Paper II — Population · distribution, problems

Story hook

In April 2023, the United Nations Population Division published a single sentence that landed like a thunderclap in the South Block corridors and on the front page of every Indian daily: India had overtaken China as the world's most populous country, at an estimated 1.4286 billion people, against China's 1.4257 billion. What the UN did not say — and what UPSC examiners have been probing ever since — is that the Indian figure was a projection, not a count. India's last completed Census was 2011. The 2021 census was postponed first by the pandemic, then by the implementation of the Citizenship Amendment Act, then by the delimitation freeze that ties parliamentary seats to the 1971 population. The result: in 2026, India has the world's largest demographic footprint, but it is governing itself on fifteen-year-old data.

That data vacuum matters because the Indian population is not one phenomenon — it is at least three superimposed phenomena. The first is Kerala's, where the Total Fertility Rate (TFR) fell below 2.1 (the replacement level) in 1988 and is today at 1.46; Kerala is aging faster than Italy. The second is Bihar's, where the TFR was 2.98 as recently as NFHS-5 (2019-21) and where the median age is 20.7 years, the youngest in the country. The third is Haryana's, where the Child Sex Ratio (0-6 years) crashed to 834 in 2011 and crept back to 893 in 2021 (Sample Registration System) — a textbook case of how a "demographic dividend" can be hollowed out by female foeticide before it is ever realised.

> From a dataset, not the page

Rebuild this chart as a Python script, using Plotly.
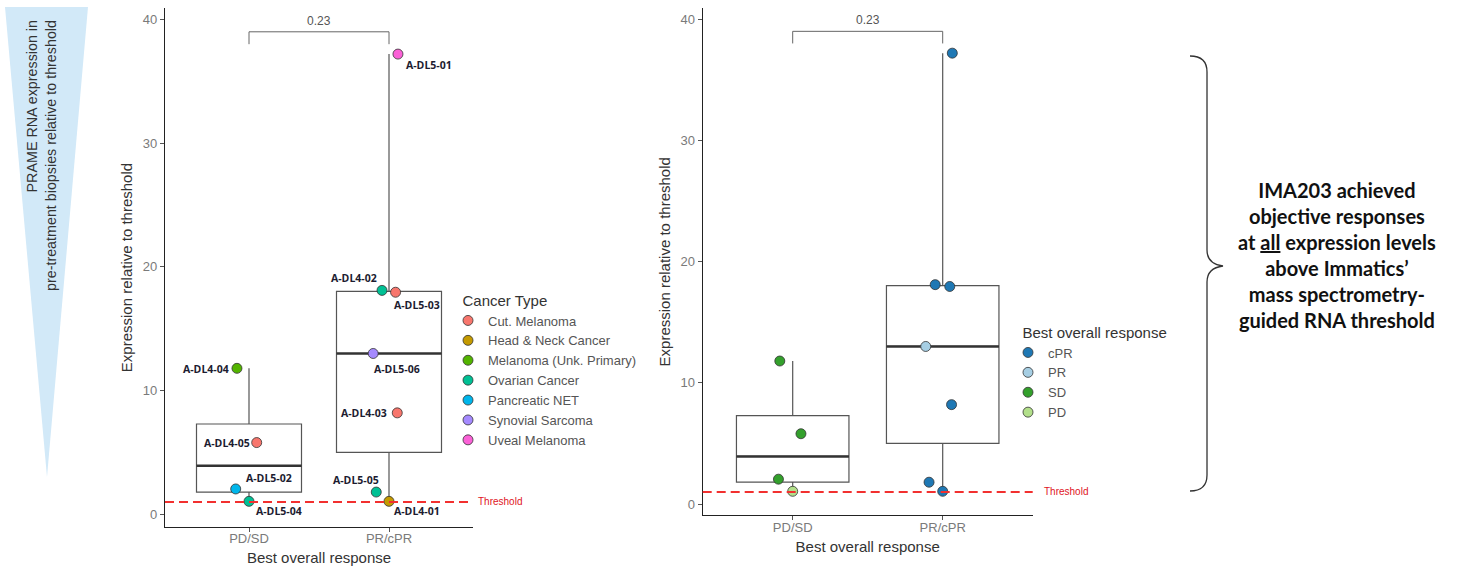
import numpy as np
import plotly.graph_objects as go

# ---------------- data ----------------
groups = ["PD/SD", "PR/cPR"]
patients = ["A-DL4-04", "A-DL4-05", "A-DL5-02", "A-DL5-04",
            "A-DL5-01", "A-DL4-02", "A-DL5-03", "A-DL5-06", "A-DL4-03", "A-DL5-05", "A-DL4-01"]
patient_group = ["PD/SD", "PD/SD", "PD/SD", "PD/SD",
                 "PR/cPR", "PR/cPR", "PR/cPR", "PR/cPR", "PR/cPR", "PR/cPR", "PR/cPR"]
expression = [11.8, 5.8, 2.05, 1.05,
              37.2, 18.1, 17.95, 13.0, 8.2, 1.8, 1.05]
cancer_type = ["Melanoma (Unk. Primary)", "Cut. Melanoma", "Pancreatic NET", "Ovarian Cancer",
               "Uveal Melanoma", "Ovarian Cancer", "Cut. Melanoma", "Synovial Sarcoma",
               "Cut. Melanoma", "Ovarian Cancer", "Head & Neck Cancer"]
best_response = ["SD", "SD", "SD", "PD",
                 "cPR", "cPR", "cPR", "PR", "cPR", "cPR", "cPR"]
cancer_types = ["Cut. Melanoma", "Head & Neck Cancer", "Melanoma (Unk. Primary)", "Ovarian Cancer",
                "Pancreatic NET", "Synovial Sarcoma", "Uveal Melanoma"]
responses = ["cPR", "PR", "SD", "PD"]
threshold = 1.0
p_value = "0.23"
y_ticks = [0, 10, 20, 30, 40]

# ---------------- styling / layout helpers ----------------
W, H = 1461, 570
cancer_colors = ["#F8766D", "#C49A00", "#53B400", "#00C094", "#00B6EB", "#A58AFF", "#FB61D7"]
response_colors = ["#1F78B4", "#A6CEE3", "#33A02C", "#B2DF8A"]
# horizontal jitter (category units) reproduced from the picture
jitter = [-0.086, 0.055, -0.095, 0.0, 0.064, -0.05, 0.047, -0.113, 0.059, -0.091, 0.0]
# label offsets in pixels (dx right, dy down)
label_offsets = {
    "A-DL4-04": (-31, 1), "A-DL4-05": (-30, 0), "A-DL5-02": (33, -11), "A-DL5-04": (30, 10),
    "A-DL5-01": (31, 11), "A-DL4-02": (-28, -12), "A-DL5-03": (21, 13), "A-DL5-06": (24, 16),
    "A-DL4-03": (-33, 0), "A-DL5-05": (-20, -12), "A-DL4-01": (28, 10),
}

FONT = "Liberation Sans"
TICK_COL = "#7a7a7a"
TITLE_COL = "#333333"

gidx = {g: i + 1 for i, g in enumerate(groups)}
xpos = [gidx[g] + j for g, j in zip(patient_group, jitter)]


def box_stats(vals):
    v = np.array(vals, dtype=float)
    q1, med, q3 = np.percentile(v, [25, 50, 75])
    iqr = q3 - q1
    lf = v[v >= q1 - 1.5 * iqr].min()
    uf = v[v <= q3 + 1.5 * iqr].max()
    return q1, med, q3, lf, uf


fig = go.Figure()

# boxes on both panels
for xa, ya in (("x", "y"), ("x2", "y2")):
    for g in groups:
        vals = [e for e, pg in zip(expression, patient_group) if pg == g]
        q1, med, q3, lf, uf = box_stats(vals)
        c = gidx[g]
        fig.add_trace(go.Box(
            x=[c], q1=[q1], median=[med], q3=[q3], lowerfence=[lf], upperfence=[uf],
            width=0.75, whiskerwidth=0, boxpoints=False,
            fillcolor="white", line=dict(color="#555555", width=1.2),
            showlegend=False, hoverinfo="skip", xaxis=xa, yaxis=ya))
        fig.add_trace(go.Scatter(
            x=[c - 0.375, c + 0.375], y=[med, med], mode="lines",
            line=dict(color="#333333", width=2.4), showlegend=False,
            hoverinfo="skip", xaxis=xa, yaxis=ya))
    # significance bracket
    top = 39.0
    fig.add_trace(go.Scatter(
        x=[1, 1, 2, 2], y=[top - 1.0, top, top, top - 1.0], mode="lines",
        line=dict(color="#666666", width=1), showlegend=False, hoverinfo="skip",
        xaxis=xa, yaxis=ya))

# left panel points by cancer type
for ct, col in zip(cancer_types, cancer_colors):
    idx = [i for i, c in enumerate(cancer_type) if c == ct]
    fig.add_trace(go.Scatter(
        x=[xpos[i] for i in idx], y=[expression[i] for i in idx],
        mode="markers", name=ct, legend="legend",
        marker=dict(size=10, color=col, line=dict(color="#333333", width=0.8)),
        xaxis="x", yaxis="y"))

# right panel points by best response
for r, col in zip(responses, response_colors):
    idx = [i for i, c in enumerate(best_response) if c == r]
    fig.add_trace(go.Scatter(
        x=[xpos[i] for i in idx], y=[expression[i] for i in idx],
        mode="markers", name=r, legend="legend2",
        marker=dict(size=10, color=col, line=dict(color="#333333", width=0.8)),
        xaxis="x2", yaxis="y2"))

annotations = []
# patient labels on left panel
for p, x, y in zip(patients, xpos, expression):
    dx, dy = label_offsets[p]
    annotations.append(dict(
        x=x, y=y, xref="x", yref="y", text=f"<b>{p}</b>", showarrow=False,
        xshift=dx, yshift=-dy, xanchor="center", yanchor="middle",
        font=dict(family="Open Sans", size=10.5, color="#1c1c30")))

# p-values and threshold labels
for xr, yr, shift in (("x", "y", 3), ("x2", "y2", 9)):
    annotations.append(dict(
        x=1.5, y=39.0, xref=xr, yref=yr, text=p_value, showarrow=False,
        yanchor="bottom", yshift=2, font=dict(family=FONT, size=12, color="#555555")))
    annotations.append(dict(
        x=1, y=threshold, xref=f"{xr} domain", yref=yr, text="Threshold", showarrow=False,
        xanchor="left", xshift=shift, yanchor="middle",
        font=dict(family=FONT, size=10, color="#E0141E")))

# triangle text
annotations.append(dict(
    x=42 / W, y=1 - 156 / H, xref="paper", yref="paper",
    text="PRAME RNA expression in<br>pre-treatment biopsies relative to threshold",
    showarrow=False, textangle=-90, align="right", xanchor="center", yanchor="middle",
    font=dict(family=FONT, size=14.3, color="#333333")))

# right side message
annotations.append(dict(
    x=1337 / W, y=1 - 255 / H, xref="paper", yref="paper",
    text=("<b>IMA203 achieved<br>objective responses<br>at <u>all</u> expression levels<br>"
          "above Immatics’<br>mass spectrometry-<br>guided RNA threshold</b>"),
    showarrow=False, align="center", xanchor="center", yanchor="middle",
    font=dict(family="Lato", size=20, color="#111111")))


def px(x, y):
    return f"{x / W:.5f},{1 - y / H:.5f}"


shapes = [
    dict(type="path", xref="paper", yref="paper",
         path=f"M {px(5, 7)} L {px(88, 7)} L {px(47, 477)} Z",
         fillcolor="#D2E9F8", line=dict(width=0), layer="below"),
    dict(type="path", xref="paper", yref="paper",
         path=(f"M {px(1190, 56)} Q {px(1207, 56)} {px(1207, 72)} L {px(1207, 250)} "
               f"Q {px(1207, 264)} {px(1223, 266)} Q {px(1207, 268)} {px(1207, 282)} "
               f"L {px(1207, 475)} Q {px(1207, 491)} {px(1190, 491)}"),
         line=dict(color="#333333", width=1.3)),
]
for xr, yr in (("x", "y"), ("x2", "y2")):
    shapes.append(dict(type="line", xref=f"{xr} domain", yref=yr, x0=0, x1=1,
                       y0=threshold, y1=threshold,
                       line=dict(color="#F2302F", width=2, dash="9px,5px")))


def xaxis_cfg(domain, anchor):
    return dict(domain=domain, anchor=anchor, range=[0.4, 2.6], tickvals=[1, 2], ticktext=groups,
                showline=True, linecolor="#222222", linewidth=1.2, ticks="outside", ticklen=4,
                tickcolor="#555555", showgrid=False, zeroline=False, ticklabelstandoff=-4,
                tickfont=dict(family=FONT, size=13, color=TICK_COL),
                title=dict(text="Best overall response", standoff=7,
                           font=dict(family=FONT, size=15, color=TITLE_COL)))


def yaxis_cfg(domain, anchor, rng):
    return dict(domain=domain, anchor=anchor, range=rng, tickvals=y_ticks,
                showline=True, linecolor="#222222", linewidth=1.2, ticks="outside", ticklen=4,
                tickcolor="#555555", showgrid=False, zeroline=False,
                tickfont=dict(family=FONT, size=13, color=TICK_COL),
                title=dict(text="Expression relative to threshold", standoff=6,
                           font=dict(family=FONT, size=15, color=TITLE_COL)))


fig.update_layout(
    width=W, height=H, margin=dict(l=0, r=0, t=0, b=0),
    paper_bgcolor="white", plot_bgcolor="white",
    xaxis=xaxis_cfg([165 / W, 473 / W], "y"),
    yaxis=yaxis_cfg([1 - 526.7 / H, 1 - 8.3 / H], "x", [-1.0, 40.9]),
    xaxis2=xaxis_cfg([702.7 / W, 1032.7 / W], "y2"),
    yaxis2=yaxis_cfg([1 - 515.3 / H, 1 - 8.3 / H], "x2", [-0.93, 40.9]),
    legend=dict(x=448 / W, y=1 - 286 / H, xanchor="left", yanchor="top",
                title=dict(text="&nbsp;&nbsp;&nbsp;Cancer Type",
                           font=dict(family=FONT, size=15, color=TITLE_COL)),
                font=dict(family=FONT, size=13, color="#555555"), bgcolor="rgba(0,0,0,0)",
                tracegroupgap=0),
    legend2=dict(x=1008 / W, y=1 - 318 / H, xanchor="left", yanchor="top",
                 title=dict(text="&nbsp;&nbsp;&nbsp;Best overall response",
                            font=dict(family=FONT, size=15, color=TITLE_COL)),
                 font=dict(family=FONT, size=13, color="#555555"), bgcolor="rgba(0,0,0,0)",
                 tracegroupgap=0),
    annotations=annotations, shapes=shapes, showlegend=True,
)

fig.write_html("out.html", config={"displayModeBar": False},
               post_script="document.body.style.margin='0';")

In August 2024, the Union Government finally announced that the delayed 2021 Census would begin field enumeration in October 2026 and conclude by March 2027, with the National Population Register (NPR) update running in parallel. For the UPSC Mains Geography Paper II candidate, this is the optional's most live arena: a country whose population structure is simultaneously bulging, aging, sex-skewed, internally migrating, and politically combustible — all without an authoritative count for more than a decade.

Why this matters for UPSC

UPSC Optional Geography Paper II carries the Population unit as the second module after the Physical-Geographical Setting, and the syllabus is explicit: "Growth and distribution of population; demographic attributes; problems of population growth, population policy." In the last ten cycles, Paper II has carried at least one direct 15-mark or 20-mark question on population dynamics in every single year except 2017. The 2018 question "Discuss the demographic dividend in India with reference to its regional dimensions" is the canonical anchor. Examiners reward candidates who can handle DTM as applied to India plus Census 2011 ward-level data plus the policy arc from Bhore 1946 to NPP 2000 to Mission Parivar Vikas 2016. Generic GS-I "population is a problem" answers earn 6/15.